§ SET TASK:
Write out the entire listing below exactly, with the pictures left out.
◇ ◇ ◇
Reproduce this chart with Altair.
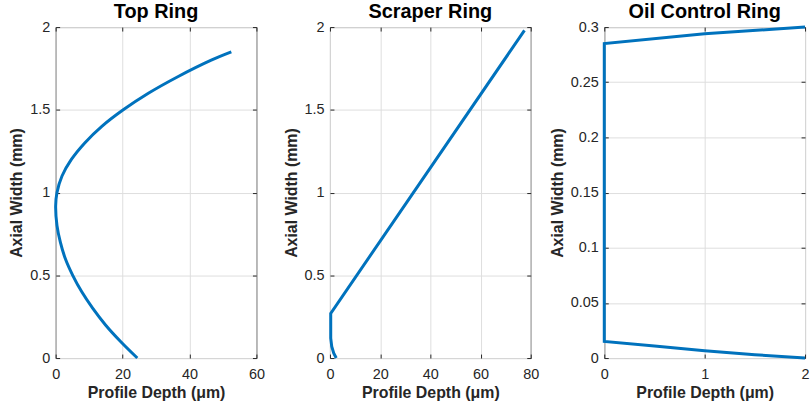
import altair as alt
import pandas as pd

# Top Ring profile
top_x = [24.4, 19.4, 14.9, 11.1, 7.8, 5.1, 2.9, 1.4, 0.4, 0.0, 0.4, 1.9, 4.7, 8.7, 13.8, 20.2, 27.7, 36.5, 46.5, 52.5]
top_y = [0.0, 0.1, 0.2, 0.3, 0.4, 0.5, 0.6, 0.7, 0.8, 0.92, 1.0, 1.1, 1.2, 1.3, 1.4, 1.5, 1.6, 1.7, 1.8, 1.85]

# Scraper Ring profile
scr_x = [2.5, 1.5, 0.7, 0.3, 0.3, 77.5]
scr_y = [0.0, 0.03, 0.07, 0.12, 0.27, 1.98]

# Oil Control Ring profile
oil_x = [2.0, 1.5, 1.0, 0.5, 0.0, 0.0, 1.0, 2.0]
oil_y = [0.0, 0.003, 0.0066, 0.011, 0.015, 0.285, 0.294, 0.3]

titles = ["Top Ring", "Scraper Ring", "Oil Control Ring"]
x_ticks = [[0, 20, 40, 60], [0, 20, 40, 60, 80], [0, 1, 2]]
y_ticks = [[0, 0.5, 1, 1.5, 2], [0, 0.5, 1, 1.5, 2], [0, 0.05, 0.1, 0.15, 0.2, 0.25, 0.3]]

W, H = 202, 333
FONT = "Liberation Sans"
DARK = "#262626"
LABEL = "datum.value + ''"


def make_df(xs, ys):
    return pd.DataFrame({"x": xs, "y": ys, "i": list(range(len(xs)))})


def panel(df, title, xt, yt, interp):
    xs = alt.Scale(domain=[xt[0], xt[-1]], nice=False, zero=False)
    ys = alt.Scale(domain=[yt[0], yt[-1]], nice=False, zero=False)
    base = alt.Chart(df)
    line = base.mark_line(color="#0072BD", strokeWidth=3, interpolate=interp).encode(
        x=alt.X("x:Q", scale=xs, title="Profile Depth (μm)",
                axis=alt.Axis(values=xt, labelExpr=LABEL, grid=True, tickSize=0, domain=False,
                              labelFlush=False, labelPadding=10, titlePadding=3)),
        y=alt.Y("y:Q", scale=ys, title="Axial Width (mm)",
                axis=alt.Axis(values=yt, labelExpr=LABEL, grid=True, tickSize=0, domain=False,
                              labelFlush=False, labelPadding=6, titlePadding=5)),
        order="i:Q",
    )
    t1 = base.mark_point(opacity=0).encode(
        x=alt.X("x:Q", scale=xs, title=None,
                axis=alt.Axis(orient="top", offset=-H, values=xt, labels=False, grid=False,
                              domain=False, tickSize=4, tickColor=DARK)),
        y=alt.Y("y:Q", scale=ys, title=None,
                axis=alt.Axis(orient="right", offset=-W, values=yt, labels=False, grid=False,
                              domain=False, tickSize=4, tickColor=DARK)),
    )
    t2 = base.mark_point(opacity=0).encode(
        x=alt.X("x:Q", scale=xs, title=None,
                axis=alt.Axis(orient="bottom", offset=-H, values=xt, labels=False, grid=False,
                              domain=False, tickSize=4, tickColor=DARK)),
        y=alt.Y("y:Q", scale=ys, title=None,
                axis=alt.Axis(orient="left", offset=-W, values=yt, labels=False, grid=False,
                              domain=False, tickSize=4, tickColor=DARK)),
    )
    return alt.layer(line, t1, t2).resolve_axis(x="independent", y="independent").properties(
        width=W, height=H,
        title=alt.TitleParams(title, fontSize=20, fontWeight="bold", color="black",
                              font=FONT, anchor="middle", offset=-3),
    )


p1 = panel(make_df(top_x, top_y), titles[0], x_ticks[0], y_ticks[0], "catmull-rom")
p2 = panel(make_df(scr_x, scr_y), titles[1], x_ticks[1], y_ticks[1], "linear")
p3 = panel(make_df(oil_x, oil_y), titles[2], x_ticks[2], y_ticks[2], "linear")

chart = alt.hconcat(p1, p2, p3, spacing=74, bounds="flush").properties(
    padding={"left": 8, "top": 0, "right": 0, "bottom": 2},
    background="white",
).configure_view(
    stroke=DARK, strokeWidth=1
).configure_axis(
    labelFont=FONT, labelFontSize=14.5, labelColor=DARK,
    titleFont=FONT, titleFontSize=16, titleFontWeight="bold", titleColor=DARK,
    gridColor="#dedede", gridWidth=1,
)

chart.save("out.html", embed_options={"renderer": "svg", "actions": False})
◇ ◇ ◇
§ TASK RESULT:
Reproduce this chart with Altair.
import altair as alt
import pandas as pd

# Top Ring profile
top_x = [24.4, 19.4, 14.9, 11.1, 7.8, 5.1, 2.9, 1.4, 0.4, 0.0, 0.4, 1.9, 4.7, 8.7, 13.8, 20.2, 27.7, 36.5, 46.5, 52.5]
top_y = [0.0, 0.1, 0.2, 0.3, 0.4, 0.5, 0.6, 0.7, 0.8, 0.92, 1.0, 1.1, 1.2, 1.3, 1.4, 1.5, 1.6, 1.7, 1.8, 1.85]

# Scraper Ring profile
scr_x = [2.5, 1.5, 0.7, 0.3, 0.3, 77.5]
scr_y = [0.0, 0.03, 0.07, 0.12, 0.27, 1.98]

# Oil Control Ring profile
oil_x = [2.0, 1.5, 1.0, 0.5, 0.0, 0.0, 1.0, 2.0]
oil_y = [0.0, 0.003, 0.0066, 0.011, 0.015, 0.285, 0.294, 0.3]

titles = ["Top Ring", "Scraper Ring", "Oil Control Ring"]
x_ticks = [[0, 20, 40, 60], [0, 20, 40, 60, 80], [0, 1, 2]]
y_ticks = [[0, 0.5, 1, 1.5, 2], [0, 0.5, 1, 1.5, 2], [0, 0.05, 0.1, 0.15, 0.2, 0.25, 0.3]]

W, H = 202, 333
FONT = "Liberation Sans"
DARK = "#262626"
LABEL = "datum.value + ''"


def make_df(xs, ys):
    return pd.DataFrame({"x": xs, "y": ys, "i": list(range(len(xs)))})


def panel(df, title, xt, yt, interp):
    xs = alt.Scale(domain=[xt[0], xt[-1]], nice=False, zero=False)
    ys = alt.Scale(domain=[yt[0], yt[-1]], nice=False, zero=False)
    base = alt.Chart(df)
    line = base.mark_line(color="#0072BD", strokeWidth=3, interpolate=interp).encode(
        x=alt.X("x:Q", scale=xs, title="Profile Depth (μm)",
                axis=alt.Axis(values=xt, labelExpr=LABEL, grid=True, tickSize=0, domain=False,
                              labelFlush=False, labelPadding=10, titlePadding=3)),
        y=alt.Y("y:Q", scale=ys, title="Axial Width (mm)",
                axis=alt.Axis(values=yt, labelExpr=LABEL, grid=True, tickSize=0, domain=False,
                              labelFlush=False, labelPadding=6, titlePadding=5)),
        order="i:Q",
    )
    t1 = base.mark_point(opacity=0).encode(
        x=alt.X("x:Q", scale=xs, title=None,
                axis=alt.Axis(orient="top", offset=-H, values=xt, labels=False, grid=False,
                              domain=False, tickSize=4, tickColor=DARK)),
        y=alt.Y("y:Q", scale=ys, title=None,
                axis=alt.Axis(orient="right", offset=-W, values=yt, labels=False, grid=False,
                              domain=False, tickSize=4, tickColor=DARK)),
    )
    t2 = base.mark_point(opacity=0).encode(
        x=alt.X("x:Q", scale=xs, title=None,
                axis=alt.Axis(orient="bottom", offset=-H, values=xt, labels=False, grid=False,
                              domain=False, tickSize=4, tickColor=DARK)),
        y=alt.Y("y:Q", scale=ys, title=None,
                axis=alt.Axis(orient="left", offset=-W, values=yt, labels=False, grid=False,
                              domain=False, tickSize=4, tickColor=DARK)),
    )
    return alt.layer(line, t1, t2).resolve_axis(x="independent", y="independent").properties(
        width=W, height=H,
        title=alt.TitleParams(title, fontSize=20, fontWeight="bold", color="black",
                              font=FONT, anchor="middle", offset=-3),
    )


p1 = panel(make_df(top_x, top_y), titles[0], x_ticks[0], y_ticks[0], "catmull-rom")
p2 = panel(make_df(scr_x, scr_y), titles[1], x_ticks[1], y_ticks[1], "linear")
p3 = panel(make_df(oil_x, oil_y), titles[2], x_ticks[2], y_ticks[2], "linear")

chart = alt.hconcat(p1, p2, p3, spacing=74, bounds="flush").properties(
    padding={"left": 8, "top": 0, "right": 0, "bottom": 2},
    background="white",
).configure_view(
    stroke=DARK, strokeWidth=1
).configure_axis(
    labelFont=FONT, labelFontSize=14.5, labelColor=DARK,
    titleFont=FONT, titleFontSize=16, titleFontWeight="bold", titleColor=DARK,
    gridColor="#dedede", gridWidth=1,
)

chart.save("out.html", embed_options={"renderer": "svg", "actions": False})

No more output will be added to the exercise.